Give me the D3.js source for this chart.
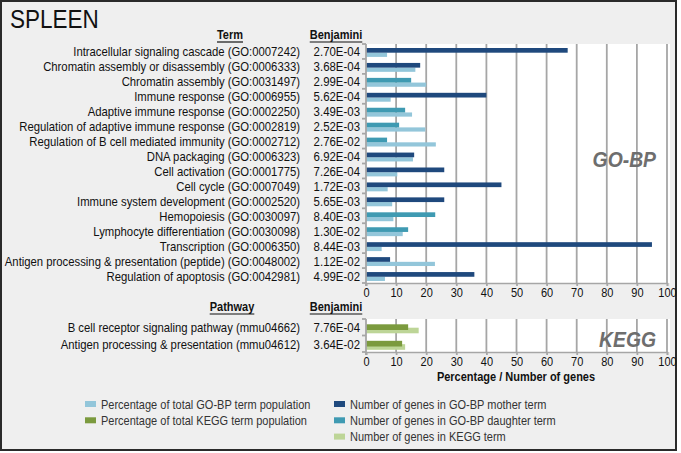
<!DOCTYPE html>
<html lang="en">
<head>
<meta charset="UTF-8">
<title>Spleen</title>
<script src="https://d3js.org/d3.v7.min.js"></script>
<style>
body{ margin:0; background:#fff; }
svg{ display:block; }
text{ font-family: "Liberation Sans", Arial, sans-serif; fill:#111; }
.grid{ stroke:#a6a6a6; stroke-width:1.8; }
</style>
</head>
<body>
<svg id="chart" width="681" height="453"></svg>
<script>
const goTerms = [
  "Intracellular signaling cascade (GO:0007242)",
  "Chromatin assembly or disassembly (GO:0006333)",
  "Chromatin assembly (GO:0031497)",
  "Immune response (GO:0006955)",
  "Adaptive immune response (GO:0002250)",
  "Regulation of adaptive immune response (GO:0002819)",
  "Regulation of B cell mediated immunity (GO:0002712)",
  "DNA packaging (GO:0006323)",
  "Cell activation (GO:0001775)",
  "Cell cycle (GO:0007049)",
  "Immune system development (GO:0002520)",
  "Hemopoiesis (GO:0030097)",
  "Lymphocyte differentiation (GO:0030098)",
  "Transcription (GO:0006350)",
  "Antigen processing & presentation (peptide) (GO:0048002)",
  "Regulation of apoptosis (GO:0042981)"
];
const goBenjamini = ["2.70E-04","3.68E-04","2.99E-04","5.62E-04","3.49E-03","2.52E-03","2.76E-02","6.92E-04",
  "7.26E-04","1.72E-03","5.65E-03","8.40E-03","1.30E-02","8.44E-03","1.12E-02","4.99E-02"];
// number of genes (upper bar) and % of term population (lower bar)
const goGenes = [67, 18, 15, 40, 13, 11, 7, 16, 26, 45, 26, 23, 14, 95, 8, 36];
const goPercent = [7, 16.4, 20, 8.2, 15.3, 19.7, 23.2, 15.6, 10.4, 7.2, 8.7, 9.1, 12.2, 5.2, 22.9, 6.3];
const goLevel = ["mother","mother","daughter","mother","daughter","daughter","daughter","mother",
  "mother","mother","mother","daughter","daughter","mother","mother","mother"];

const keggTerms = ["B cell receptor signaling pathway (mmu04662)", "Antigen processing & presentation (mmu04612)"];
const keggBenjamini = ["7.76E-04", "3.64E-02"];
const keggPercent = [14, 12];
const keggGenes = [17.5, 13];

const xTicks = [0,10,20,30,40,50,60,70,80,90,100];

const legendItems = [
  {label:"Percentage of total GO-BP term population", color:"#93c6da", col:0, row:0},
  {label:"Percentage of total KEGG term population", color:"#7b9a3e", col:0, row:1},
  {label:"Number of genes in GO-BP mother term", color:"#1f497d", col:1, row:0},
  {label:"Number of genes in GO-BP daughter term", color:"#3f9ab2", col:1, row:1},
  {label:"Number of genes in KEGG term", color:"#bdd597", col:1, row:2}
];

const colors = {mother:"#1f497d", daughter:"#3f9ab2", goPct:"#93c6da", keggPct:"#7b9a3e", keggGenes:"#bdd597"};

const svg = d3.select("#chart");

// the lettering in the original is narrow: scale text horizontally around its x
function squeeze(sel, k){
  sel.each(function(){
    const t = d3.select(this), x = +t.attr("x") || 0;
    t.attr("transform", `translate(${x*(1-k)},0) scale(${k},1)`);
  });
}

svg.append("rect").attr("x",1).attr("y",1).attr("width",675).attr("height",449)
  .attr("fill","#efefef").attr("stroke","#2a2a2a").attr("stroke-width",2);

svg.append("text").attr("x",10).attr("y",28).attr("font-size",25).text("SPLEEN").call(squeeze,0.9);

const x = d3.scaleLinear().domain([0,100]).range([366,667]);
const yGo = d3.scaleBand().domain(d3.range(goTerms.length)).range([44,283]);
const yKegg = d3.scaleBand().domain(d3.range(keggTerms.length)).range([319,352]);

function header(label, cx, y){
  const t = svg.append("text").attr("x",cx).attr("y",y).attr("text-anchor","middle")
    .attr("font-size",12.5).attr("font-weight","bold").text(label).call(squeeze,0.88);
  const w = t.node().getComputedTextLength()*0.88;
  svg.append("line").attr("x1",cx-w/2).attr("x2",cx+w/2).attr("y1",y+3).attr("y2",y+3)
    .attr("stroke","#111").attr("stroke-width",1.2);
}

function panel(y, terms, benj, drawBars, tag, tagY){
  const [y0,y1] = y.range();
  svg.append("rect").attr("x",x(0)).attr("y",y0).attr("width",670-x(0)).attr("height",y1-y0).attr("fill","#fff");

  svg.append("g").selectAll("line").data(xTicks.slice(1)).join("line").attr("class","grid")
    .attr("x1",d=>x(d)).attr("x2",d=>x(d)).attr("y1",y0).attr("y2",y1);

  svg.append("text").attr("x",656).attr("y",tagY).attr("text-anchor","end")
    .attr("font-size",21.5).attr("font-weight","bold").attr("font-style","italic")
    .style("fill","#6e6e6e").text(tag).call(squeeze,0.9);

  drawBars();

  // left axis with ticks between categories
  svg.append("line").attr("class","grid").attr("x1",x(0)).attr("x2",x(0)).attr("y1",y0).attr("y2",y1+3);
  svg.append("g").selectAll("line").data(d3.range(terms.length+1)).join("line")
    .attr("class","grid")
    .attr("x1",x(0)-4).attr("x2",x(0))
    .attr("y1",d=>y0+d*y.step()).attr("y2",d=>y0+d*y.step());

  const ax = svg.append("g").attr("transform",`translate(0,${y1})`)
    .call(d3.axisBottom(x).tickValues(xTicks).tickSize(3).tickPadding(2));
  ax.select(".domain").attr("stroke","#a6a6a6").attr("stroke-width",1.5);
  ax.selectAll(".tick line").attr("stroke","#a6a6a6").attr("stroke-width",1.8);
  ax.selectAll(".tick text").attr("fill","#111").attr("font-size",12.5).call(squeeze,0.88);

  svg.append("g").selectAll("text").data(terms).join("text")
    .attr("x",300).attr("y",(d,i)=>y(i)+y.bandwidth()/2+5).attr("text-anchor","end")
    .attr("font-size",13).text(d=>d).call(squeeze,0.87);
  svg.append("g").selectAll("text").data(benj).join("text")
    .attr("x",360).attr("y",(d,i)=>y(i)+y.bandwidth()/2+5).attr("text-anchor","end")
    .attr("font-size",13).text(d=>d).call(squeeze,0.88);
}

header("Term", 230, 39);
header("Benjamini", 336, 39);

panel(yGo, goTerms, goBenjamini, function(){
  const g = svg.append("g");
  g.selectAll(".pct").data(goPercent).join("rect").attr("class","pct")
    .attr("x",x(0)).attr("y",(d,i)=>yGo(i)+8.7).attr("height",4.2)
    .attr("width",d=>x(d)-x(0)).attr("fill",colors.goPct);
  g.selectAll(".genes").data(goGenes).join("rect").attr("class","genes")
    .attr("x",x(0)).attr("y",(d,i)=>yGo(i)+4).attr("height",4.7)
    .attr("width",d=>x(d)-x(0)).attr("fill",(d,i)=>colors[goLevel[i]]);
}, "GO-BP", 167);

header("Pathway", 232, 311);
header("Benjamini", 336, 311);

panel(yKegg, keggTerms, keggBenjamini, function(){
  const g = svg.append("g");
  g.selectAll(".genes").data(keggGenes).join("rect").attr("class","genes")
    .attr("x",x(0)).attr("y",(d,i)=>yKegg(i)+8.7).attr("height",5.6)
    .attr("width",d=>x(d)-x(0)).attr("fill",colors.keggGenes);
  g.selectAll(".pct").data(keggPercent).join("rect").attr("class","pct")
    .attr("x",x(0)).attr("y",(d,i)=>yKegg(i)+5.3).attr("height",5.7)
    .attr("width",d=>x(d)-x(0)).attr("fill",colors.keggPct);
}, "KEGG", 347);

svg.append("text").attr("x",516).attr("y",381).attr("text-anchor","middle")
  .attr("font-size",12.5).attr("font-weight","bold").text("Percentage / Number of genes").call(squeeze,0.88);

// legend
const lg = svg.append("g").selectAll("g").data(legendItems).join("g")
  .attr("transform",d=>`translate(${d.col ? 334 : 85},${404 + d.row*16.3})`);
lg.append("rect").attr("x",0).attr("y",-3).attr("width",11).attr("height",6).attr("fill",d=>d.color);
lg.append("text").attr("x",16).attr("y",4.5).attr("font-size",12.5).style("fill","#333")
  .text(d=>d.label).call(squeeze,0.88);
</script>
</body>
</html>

# # # #

Locate all lines holding the word "this", then copy them out.

Give me the D3.js source for this chart.
    const t = d3.select(this), x = +t.attr("x") || 0;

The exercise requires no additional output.